Material provided:
++++++++

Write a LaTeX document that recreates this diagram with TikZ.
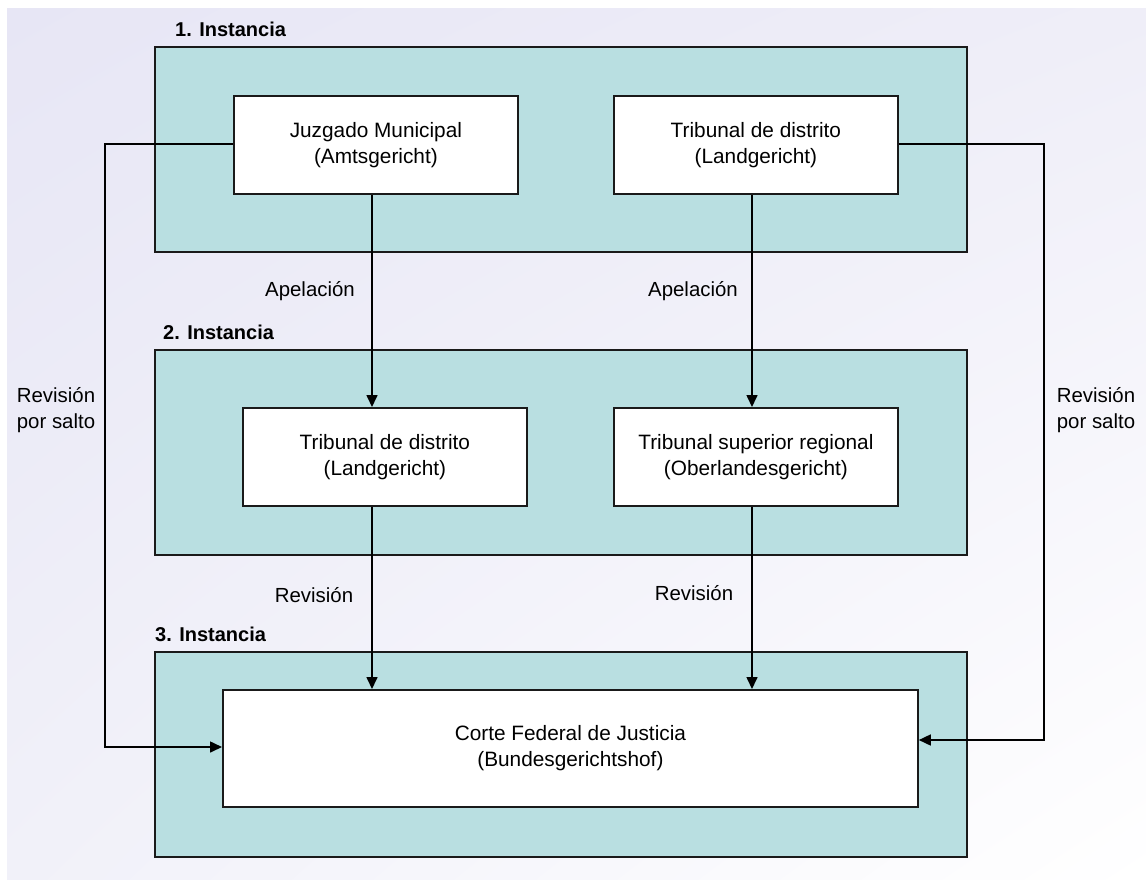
\documentclass[tikz,border=0pt]{standalone}
\usepackage{fontspec}
\setmainfont{Liberation Sans}
\usetikzlibrary{arrows.meta,shadings}
\definecolor{lavA}{HTML}{E7E6F5}
\definecolor{lavB}{HTML}{EFEEF8}
\definecolor{lavC}{HTML}{F1F1F9}
\definecolor{tealfill}{HTML}{B9DFE1}
\definecolor{linegray}{HTML}{1A1A1A}
\tikzset{
  inst/.style={draw=linegray, line width=1.8pt, fill=tealfill, inner sep=0pt, minimum width=812pt, minimum height=205pt, anchor=north west},
  court/.style={draw=linegray, line width=1.8pt, fill=white, inner sep=0pt, minimum width=284pt, minimum height=98pt, anchor=north west, align=center, font=\fontsize{20.8}{26}\selectfont},
  title/.style={font=\fontsize{20}{24}\selectfont\bfseries, anchor=base west, inner sep=0pt},
  lbl/.style={font=\fontsize{20.4}{26}\selectfont, inner sep=0pt, align=left},
  conn/.style={draw=black, line width=1.6pt, -{Triangle[length=12pt,width=11pt]}},
}
\begin{document}
\begin{tikzpicture}[x=1pt,y=-1pt]
\useasboundingbox (0,0) rectangle (1146,879);
\shade[upper left=lavA, upper right=lavB, lower left=lavC, lower right=white] (7,8) rectangle (1146,879);
% instance frames
\node[inst] (i1) at (154,46) {};
\node[inst] (i2) at (154,349) {};
\node[inst] (i3) at (154,651) {};
\node[title] (t1) at (175,36) {1. Instancia};
\node[title] (t2) at (163,339) {2. Instancia};
\node[title] (t3) at (155,641) {3. Instancia};
% courts
\node[court] (jm) at (233,95) {Juzgado Municipal\\(Amtsgericht)};
\node[court] (td1) at (613,95) {Tribunal de distrito\\(Landgericht)};
\node[court] (td2) at (242,407) {Tribunal de distrito\\(Landgericht)};
\node[court] (tsr) at (613,407) {Tribunal superior regional\\(Oberlandesgericht)};
\node[court, minimum width=695pt, minimum height=117pt] (cfj) at (222,689) {Corte Federal de Justicia\\(Bundesgerichtshof)};
% helper coordinates
\coordinate (lx1) at (105,144);
\coordinate (lx2) at (105,747);
\coordinate (rx1) at (1044,144);
\coordinate (rx2) at (1044,740);
% connectors
\draw[conn] (jm.south -| 372,0) -- (td2.north -| 372,0);
\draw[conn] (td1.south -| 752,0) -- (tsr.north -| 752,0);
\draw[conn] (td2.south -| 372,0) -- (cfj.north -| 372,0);
\draw[conn] (tsr.south -| 752,0) -- (cfj.north -| 752,0);
\draw[conn] (jm.west |- lx1) -- (lx1) -- (lx2) -- (cfj.west |- lx2);
\draw[conn] (td1.east |- rx1) -- (rx1) -- (rx2) -- (cfj.east |- rx2);
% labels
\node[lbl] (a1) at (310,291) {Apelación};
\node[lbl] (a2) at (693,291) {Apelación};
\node[lbl] (r1) at (314,595) {Revisión};
\node[lbl] (r2) at (694,593) {Revisión};
\node[lbl] (s1) at (56,410) {Revisión\\por salto};
\node[lbl] (s2) at (1096,410) {Revisión\\por salto};
\end{tikzpicture}
\end{document}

++++++++

What you will do: Omit the pictures and give the material again, exactly and in full.

Answer to this task:
Write a LaTeX document that recreates this diagram with TikZ.
\documentclass[tikz,border=0pt]{standalone}
\usepackage{fontspec}
\setmainfont{Liberation Sans}
\usetikzlibrary{arrows.meta,shadings}
\definecolor{lavA}{HTML}{E7E6F5}
\definecolor{lavB}{HTML}{EFEEF8}
\definecolor{lavC}{HTML}{F1F1F9}
\definecolor{tealfill}{HTML}{B9DFE1}
\definecolor{linegray}{HTML}{1A1A1A}
\tikzset{
  inst/.style={draw=linegray, line width=1.8pt, fill=tealfill, inner sep=0pt, minimum width=812pt, minimum height=205pt, anchor=north west},
  court/.style={draw=linegray, line width=1.8pt, fill=white, inner sep=0pt, minimum width=284pt, minimum height=98pt, anchor=north west, align=center, font=\fontsize{20.8}{26}\selectfont},
  title/.style={font=\fontsize{20}{24}\selectfont\bfseries, anchor=base west, inner sep=0pt},
  lbl/.style={font=\fontsize{20.4}{26}\selectfont, inner sep=0pt, align=left},
  conn/.style={draw=black, line width=1.6pt, -{Triangle[length=12pt,width=11pt]}},
}
\begin{document}
\begin{tikzpicture}[x=1pt,y=-1pt]
\useasboundingbox (0,0) rectangle (1146,879);
\shade[upper left=lavA, upper right=lavB, lower left=lavC, lower right=white] (7,8) rectangle (1146,879);
% instance frames
\node[inst] (i1) at (154,46) {};
\node[inst] (i2) at (154,349) {};
\node[inst] (i3) at (154,651) {};
\node[title] (t1) at (175,36) {1. Instancia};
\node[title] (t2) at (163,339) {2. Instancia};
\node[title] (t3) at (155,641) {3. Instancia};
% courts
\node[court] (jm) at (233,95) {Juzgado Municipal\\(Amtsgericht)};
\node[court] (td1) at (613,95) {Tribunal de distrito\\(Landgericht)};
\node[court] (td2) at (242,407) {Tribunal de distrito\\(Landgericht)};
\node[court] (tsr) at (613,407) {Tribunal superior regional\\(Oberlandesgericht)};
\node[court, minimum width=695pt, minimum height=117pt] (cfj) at (222,689) {Corte Federal de Justicia\\(Bundesgerichtshof)};
% helper coordinates
\coordinate (lx1) at (105,144);
\coordinate (lx2) at (105,747);
\coordinate (rx1) at (1044,144);
\coordinate (rx2) at (1044,740);
% connectors
\draw[conn] (jm.south -| 372,0) -- (td2.north -| 372,0);
\draw[conn] (td1.south -| 752,0) -- (tsr.north -| 752,0);
\draw[conn] (td2.south -| 372,0) -- (cfj.north -| 372,0);
\draw[conn] (tsr.south -| 752,0) -- (cfj.north -| 752,0);
\draw[conn] (jm.west |- lx1) -- (lx1) -- (lx2) -- (cfj.west |- lx2);
\draw[conn] (td1.east |- rx1) -- (rx1) -- (rx2) -- (cfj.east |- rx2);
% labels
\node[lbl] (a1) at (310,291) {Apelación};
\node[lbl] (a2) at (693,291) {Apelación};
\node[lbl] (r1) at (314,595) {Revisión};
\node[lbl] (r2) at (694,593) {Revisión};
\node[lbl] (s1) at (56,410) {Revisión\\por salto};
\node[lbl] (s2) at (1096,410) {Revisión\\por salto};
\end{tikzpicture}
\end{document}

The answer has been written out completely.